Ringfort (Rath), Knockbarry, Co. Cork
Co. Cork |
Ringforts
What occupies a hillock in the pastureland near Knockbarry in North Cork is, in one sense, nothing at all.
No earthwork rises from the grass, no bank or ditch interrupts the ground, and a visitor walking across the spot today would have no reason to pause. Yet the site carries a quiet historical weight precisely because of that absence, and because of what the cartographers of a previous century were careful enough to record before it disappeared entirely.
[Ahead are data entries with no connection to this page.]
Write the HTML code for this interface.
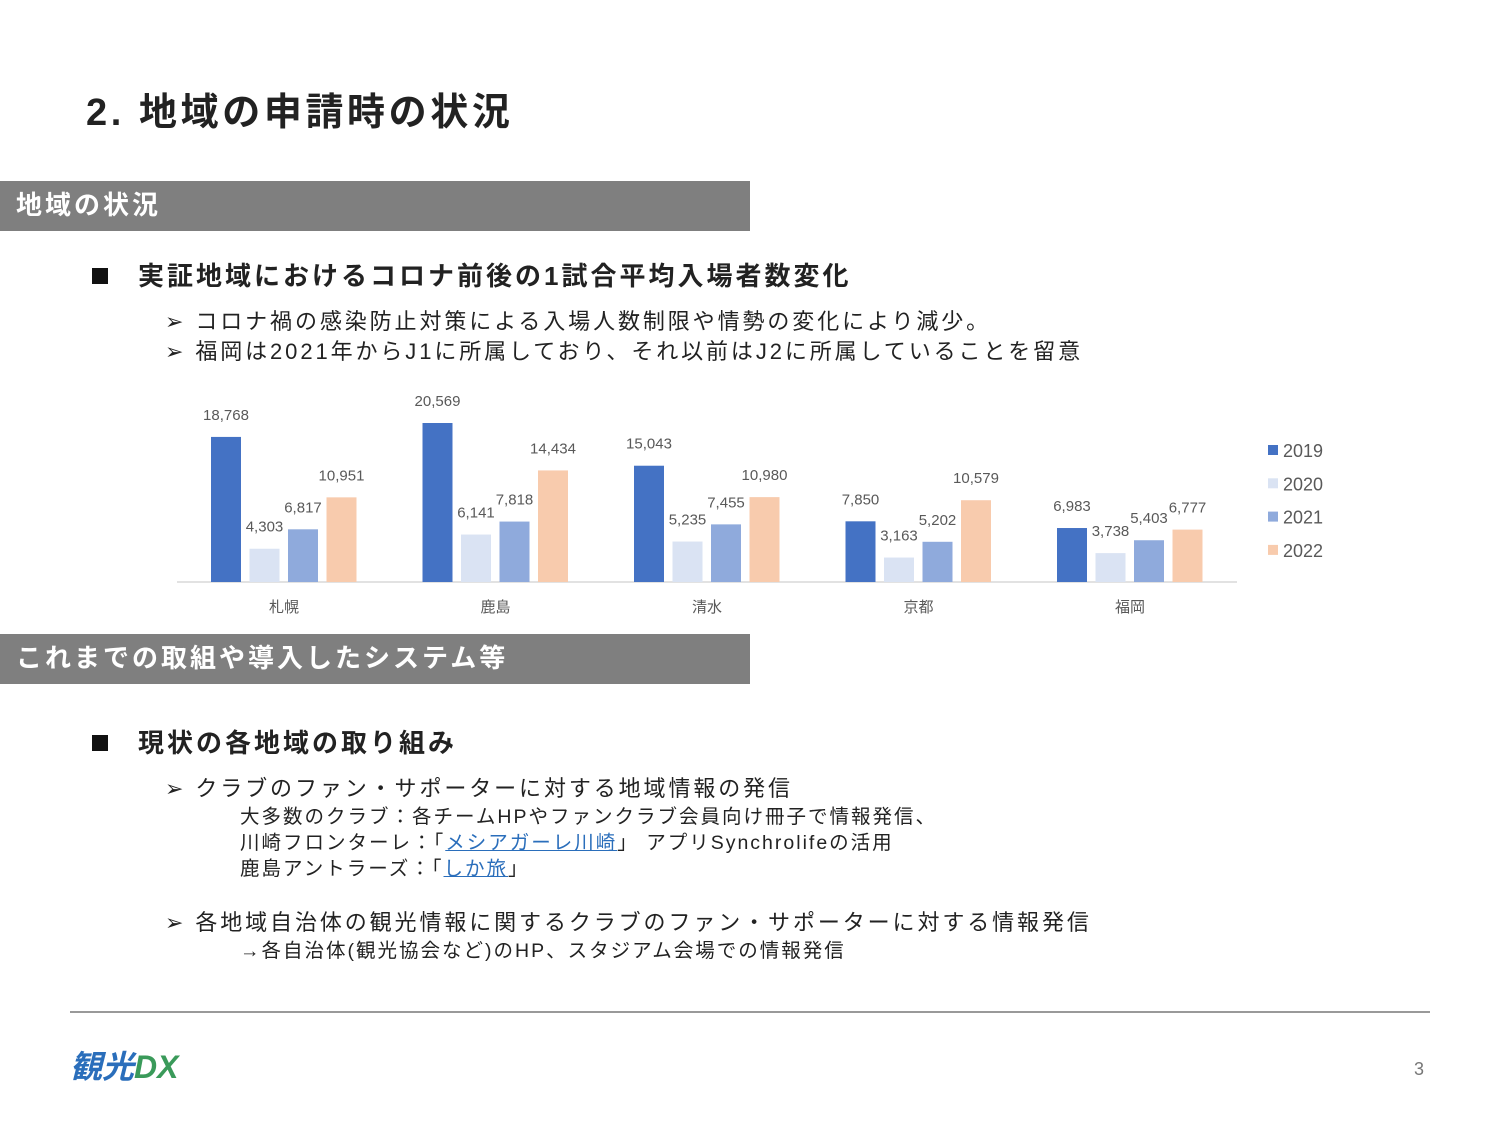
<!DOCTYPE html>
<html><head><meta charset="utf-8"><style>
body{margin:0;width:1500px;height:1125px;background:#fff;position:relative;overflow:hidden;font-family:"Liberation Sans","Noto Sans CJK JP",sans-serif;color:#222}
.a{position:absolute;white-space:nowrap}
.band{position:absolute;left:0;width:750px;height:50px;background:#7f7f7f;color:#fff;font-weight:bold;font-size:26px;line-height:48px;padding-left:16px;box-sizing:border-box;letter-spacing:3px}
.h{font-size:26px;font-weight:bold;letter-spacing:3px}
.sq{position:absolute;width:16px;height:16px;background:#111}
.t{font-size:22px;letter-spacing:2.9px}
.s{font-size:19.5px;letter-spacing:2px}
a{color:#2a6ebb}
</style></head><body>
<div class="a" style="left:86px;top:81px;font-size:38px;font-weight:bold;letter-spacing:3.6px">2. 地域の申請時の状況</div>
<div class="band" style="top:181px">地域の状況</div>
<div class="sq" style="left:92px;top:268px"></div>
<div class="a h" style="left:138px;top:256px">実証地域におけるコロナ前後の1試合平均入場者数変化</div>
<div class="a t" style="left:165px;top:304px">➢ コロナ禍の感染防止対策による入場人数制限や情勢の変化により減少。</div>
<div class="a t" style="left:165px;top:334px">➢ 福岡は2021年からJ1に所属しており、それ以前はJ2に所属していることを留意</div>
<svg id="chart" class="a" style="left:0;top:380px" width="1500" height="250"></svg>
<div class="band" style="top:634px">これまでの取組や導入したシステム等</div>
<div class="sq" style="left:92px;top:735px"></div>
<div class="a h" style="left:138px;top:723px">現状の各地域の取り組み</div>
<div class="a t" style="left:165px;top:771px">➢ クラブのファン・サポーターに対する地域情報の発信</div>
<div class="a s" style="left:240px;top:800px">大多数のクラブ：各チームHPやファンクラブ会員向け冊子で情報発信、</div>
<div class="a s" style="left:240px;top:826px">川崎フロンターレ：「<a href="#">メシアガーレ川崎</a>」 アプリSynchrolifeの活用</div>
<div class="a s" style="left:240px;top:852px">鹿島アントラーズ：「<a href="#">しか旅</a>」</div>
<div class="a t" style="left:165px;top:905px">➢ 各地域自治体の観光情報に関するクラブのファン・サポーターに対する情報発信</div>
<div class="a s" style="left:240px;top:934px">→各自治体(観光協会など)のHP、スタジアム会場での情報発信</div>
<div class="a" style="left:70px;top:1011px;width:1360px;height:2px;background:#999"></div>
<div class="a" style="left:70px;top:1042px;font-size:32px;font-style:italic;color:#2a6ebb;font-weight:bold">観光<span style="color:#3a9a5a">DX</span></div>
<div class="a" style="left:1414px;top:1059px;font-size:18px;color:#777">3</div>
<script>
const categories=["札幌","鹿島","清水","京都","福岡"];
const years=["2019","2020","2021","2022"];
const v2019=[18768,20569,15043,7850,6983];
const v2020=[4303,6141,5235,3163,3738];
const v2021=[6817,7818,7455,5202,5403];
const v2022=[10951,14434,10980,10579,6777];
const series=[v2019,v2020,v2021,v2022];
const colors=["#4472C4","#DAE3F3","#8FAADC","#F8CBAD"];
const svg=document.getElementById('chart');
const NS="http://www.w3.org/2000/svg";
const base=202, k=159/20569;
const y=v=>base-v*k;
const x=(ci,si)=>284+ci*211.5-73+si*38.5;
function mk(t,at){const e=document.createElementNS(NS,t);for(const a in at)e.setAttribute(a,at[a]);svg.appendChild(e);return e;}
const ax=mk('line',{x1:177,x2:1237,y1:base,y2:base,stroke:'#d9d9d9','stroke-width':1.5});


categories.forEach((c,ci)=>{
 series.forEach((s,si)=>{
  const r=mk('rect',{x:x(ci,si),y:y(s[ci]),width:30,height:s[ci]*k,fill:colors[si]});
  
  
  const t=mk('text',{x:x(ci,si)+15,y:y(s[ci])-17,'text-anchor':'middle','font-size':15,fill:'#595959'});
  t.textContent=s[ci].toLocaleString('en-US');
  
  
 });
 const l=mk('text',{x:284+ci*211.5,y:232,'text-anchor':'middle','font-size':15,fill:'#595959'});
 l.textContent=c;
 
 
});
years.forEach((yr,i)=>{
 const r=mk('rect',{x:1268,y:65+i*33.3,width:10,height:10,fill:colors[i]});
 
 
 const t=mk('text',{x:1283,y:77+i*33.3,'font-size':18,fill:'#595959'});
 t.textContent=yr;
 
 
});
</script>
</body></html>
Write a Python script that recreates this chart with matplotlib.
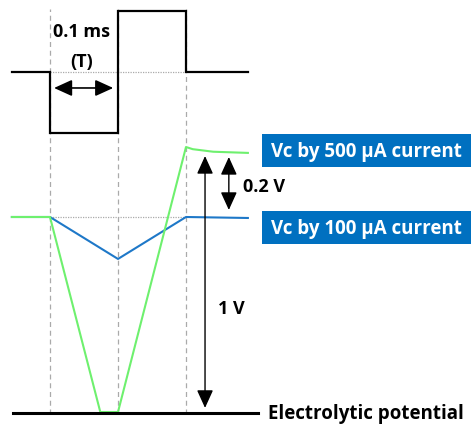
import matplotlib.pyplot as plt
from matplotlib.patches import Rectangle

plt.rcParams['font.family'] = ['Open Sans', 'DejaVu Sans']

# time in units of T (0.1 ms)
edges = [0, 1, 2]

# drive pulse (normalised)
sq_t = [-0.56, 0, 0, 1, 1, 2, 2, 2.91]
sq_v = [0, 0, -1, -1, 1, 1, 0, 0]

# electrode voltage (schematic, electrolytic potential = 0)
blue_t = [-0.56, 0, 1, 2, 2.91]
blue_v = [1.0, 1.0, 0.786, 1.0, 0.995]
green_t = [-0.56, 0, 0.74, 1.0, 2.0, 2.1, 2.4, 2.91]
green_v = [1.0, 1.0, 0.005, 0.005, 1.357, 1.346, 1.333, 1.327]
base_t = [-0.544, 3.06]
base_v = [0, 0]

labels = ['Vc by 500 µA current', 'Vc by 100 µA current']
label_y = [1.339, 0.946]

BOX = '#0070C0'
BLUE = '#1E78C8'
GREEN = '#6EF06E'
XLIM = (-0.735, 6.191)
FS = 13.5

fig = plt.figure(figsize=(4.71, 4.27), dpi=100)

# background axes for dashed guides
bg = fig.add_axes([0, 0, 1, 1])
bg.set_xlim(*XLIM)
bg.set_ylim(0, 1)
bg.axis('off')
for t in edges:
    bg.axvline(t, ymin=12 / 427, ymax=417 / 427, color='#aaaaaa', lw=0.9, ls=(0, (4, 3)))

# top: square wave
top = fig.add_axes([0, (427 - 146) / 427, 1, 146 / 427])
top.set_xlim(*XLIM)
top.set_ylim(-1.197, 1.197)
top.axis('off')
top.plot([0, 2], [0, 0], color='#aaaaaa', lw=0.9, ls=(0, (1, 1)))
top.plot(sq_t, sq_v, color='black', lw=1.6, solid_joinstyle='miter')
top.annotate('', xy=(0.06, -0.262), xytext=(0.93, -0.262),
             arrowprops=dict(arrowstyle='<|-|>,head_length=1.1,head_width=0.5',
                             color='black', lw=1.2, shrinkA=0, shrinkB=0))
top.text(0.47, 0.672, '0.1 ms', ha='center', va='center', fontsize=FS - 0.5, fontweight='bold')
top.text(0.47, 0.18, '(T)', ha='center', va='center', fontsize=FS - 0.5, fontweight='bold')

# bottom: voltages
bot = fig.add_axes([0, 0, 1, 327 / 427])
bot.set_xlim(*XLIM)
bot.set_ylim(-0.0663, 1.602)
bot.axis('off')
bot.plot([0, 2], [1.0, 1.0], color='#aaaaaa', lw=0.9, ls=(0, (1, 1)))
bot.plot(blue_t, blue_v, color=BLUE, lw=1.5)
bot.plot(green_t, green_v, color=GREEN, lw=1.5)
bot.plot(base_t, base_v, color='black', lw=2.2)

bot.annotate('', xy=(2.28, 0.026), xytext=(2.28, 1.311),
             arrowprops=dict(arrowstyle='<|-|>,head_length=1.1,head_width=0.5',
                             color='black', lw=1.0, shrinkA=0, shrinkB=0))
bot.annotate('', xy=(2.63, 1.036), xytext=(2.63, 1.306),
             arrowprops=dict(arrowstyle='<|-|>,head_length=1.1,head_width=0.5',
                             color='black', lw=1.0, shrinkA=0, shrinkB=0))
bot.text(2.84, 1.158, '0.2 V', ha='left', va='center', fontsize=FS - 0.5, fontweight='bold')
bot.text(2.66, 0.536, '1 V', ha='center', va='center', fontsize=FS - 0.5, fontweight='bold')

for lab, y in zip(labels, label_y):
    bot.add_patch(Rectangle((3.12, y - 0.084), 3.1, 0.168, facecolor=BOX,
                            edgecolor='none', clip_on=False))
    bot.text(4.66, y, lab, ha='center', va='center', color='white',
             fontsize=FS, fontweight='bold')

bot.text(3.21, 0, 'Electrolytic potential', ha='left', va='center',
         fontsize=FS, fontweight='bold')

fig.savefig('out.png', dpi=100)
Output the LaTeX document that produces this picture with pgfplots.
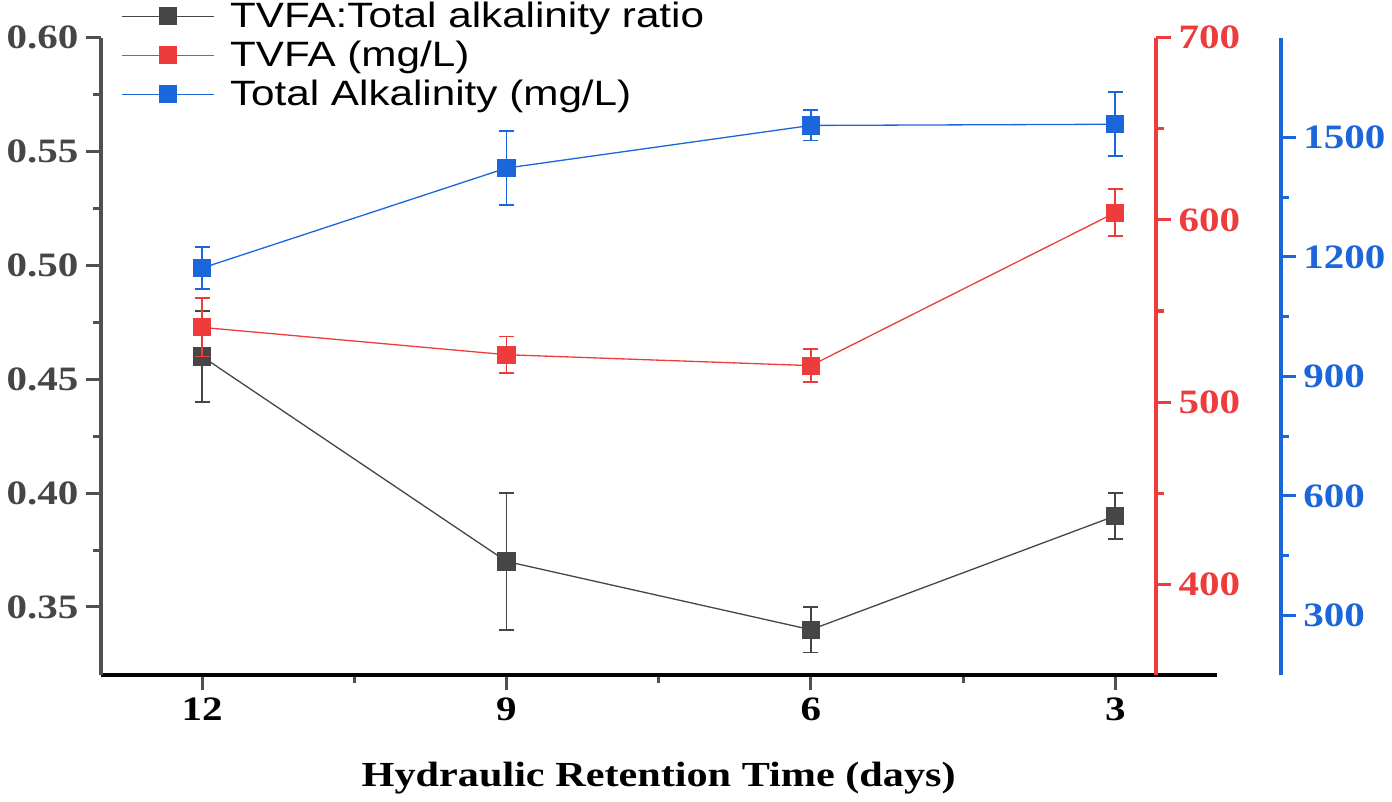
\documentclass[border=0pt]{standalone}
\usepackage{fontspec}
\setmainfont{Liberation Serif}
\newfontfamily\tickfont[FakeStretch=1.2]{Liberation Serif}
\newfontfamily\legfont[FakeStretch=1.2]{Liberation Sans}
\usepackage{pgfplots}
\pgfplotsset{compat=1.18}

\definecolor{cblack}{RGB}{70,70,70}
\definecolor{cred}{RGB}{238,60,60}
\definecolor{cblue}{RGB}{28,102,220}
\definecolor{caxis}{RGB}{80,80,80}

\pgfplotsset{
  common/.style={
    scale only axis, height=317pt,
    x dir=reverse, xmax=13,
    ticklabel style={font=\tickfont\bfseries\fontsize{17}{20}\selectfont},
    /pgf/number format/assume math mode=true,
    /pgf/number format/1000 sep={},
    tick align=outside, major tick length=7.5pt, minor tick length=3.75pt,
    axis line style={-, line width=2pt},
  },
  legser/.style={color=#1, line width=0.65pt, mark=square*, mark size=4.2pt,
    mark options={solid, fill=#1, draw=#1}},
  ser/.style={legser=#1,
    error bars/.cd, y dir=both, y explicit,
    error bar style={line width=0.9pt, color=#1},
    error mark options={rotate=90, mark size=3.75pt, line width=0.9pt, color=#1}},
}

\begin{document}
\begin{tikzpicture}
% ratio, left axis
\begin{axis}[common, width=555pt, xmin=2, ymin=0.32, ymax=0.60,
  axis x line*=bottom, axis y line*=left,
  xtick={3,6,9,12}, minor x tick num=1,
  ytick={0.35,0.4,0.45,0.5,0.55,0.6}, minor y tick num=1,
  yticklabel style={color=cblack, /pgf/number format/.cd, fixed, fixed zerofill, precision=2},
  x axis line style={black}, y axis line style={caxis},
  tick style={line width=1.5pt, color=caxis},
  xlabel={Hydraulic Retention Time (days)},
  xlabel style={font=\tickfont\bfseries\fontsize{17.5}{20}\selectfont, yshift=-14pt},
  legend style={at={(axis description cs:0,1)}, anchor=north west,
    xshift=10pt, yshift=19pt, draw=none, fill=none, inner sep=0pt,
    nodes={inner sep=1pt}, row sep=3.2pt, column sep=6.5pt,
    font=\legfont\fontsize{17.5}{20}\selectfont},
  legend cell align=left,
  legend image code/.code={\draw[mark repeat=2,mark phase=2,#1]
    plot coordinates {(0pt,0pt)(23pt,0pt)(46pt,0pt)};},
]
\addplot[ser=cblack] table[x=x, y=y, y error=e] {
x  y    e
12 0.46 0.02
9  0.37 0.03
6  0.34 0.01
3  0.39 0.01
};
\addlegendentry{TVFA:Total alkalinity ratio}
\addlegendimage{legser=cred}
\addlegendentry{TVFA (mg/L)}
\addlegendimage{legser=cblue}
\addlegendentry{Total Alkalinity (mg/L)}
\end{axis}

% TVFA, red axis
\begin{axis}[common, width=525pt, xmin=2.5937, ymin=350, ymax=700,
  axis x line=none, axis y line*=right,
  ytick={400,500,600,700}, minor y tick num=1,
  axis line style={cred}, tick style={line width=1.5pt, color=cred},
  yticklabel style={color=cred},
]
\addplot[ser=cred] table[x=x, y=y, y error=e] {
x  y     e
12 541   16
9  526   10
6  520   9
3  604   13
};
\end{axis}

% alkalinity, blue axis
\begin{axis}[common, width=587pt, xmin=1.366, ymin=150, ymax=1750,
  axis x line=none, axis y line*=right,
  ytick={300,600,900,1200,1500}, minor y tick num=1,
  axis line style={cblue}, tick style={line width=1.5pt, color=cblue},
  yticklabel style={color=cblue},
]
\addplot[ser=cblue] table[x=x, y=y, y error=e] {
x  y     e
12 1172  52
9  1423  93
6  1530  38
3  1533  80
};
\end{axis}
\end{tikzpicture}
\end{document}
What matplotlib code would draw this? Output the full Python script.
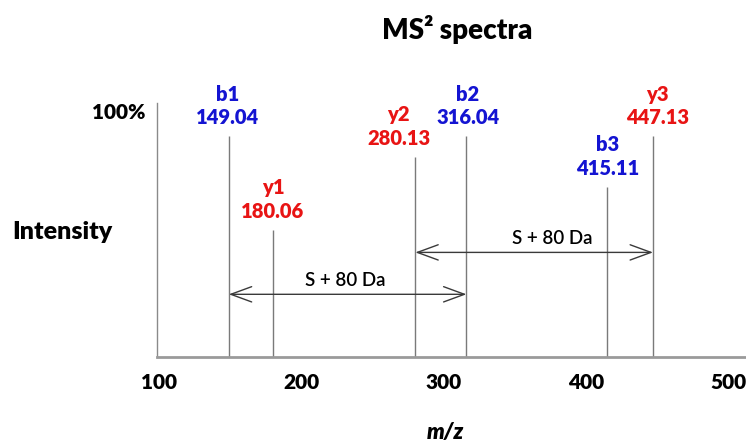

When the Ordnance Survey produced its six-inch map of the area in 1842, the surveyors marked a hachured circular enclosure here, roughly thirty metres in diameter. That enclosure was a rath, the Irish term for a ringfort, which is a type of enclosed farmstead typically dating to the early medieval period, broadly between the fifth and twelfth centuries. Most raths consisted of one or more earthen banks and ditches encircling a domestic space, and they once numbered in their tens of thousands across Ireland. The 1842 map shows something else of interest alongside this one: a rectangular house sitting immediately outside the enclosure to the south-east. Whether that building was a later farmstead making use of elevated ground already long associated with settlement, or something more directly connected to the earlier enclosure, the map does not say. At some point after 1842 the earthwork was levelled, presumably through agricultural activity, and it left no visible surface trace behind.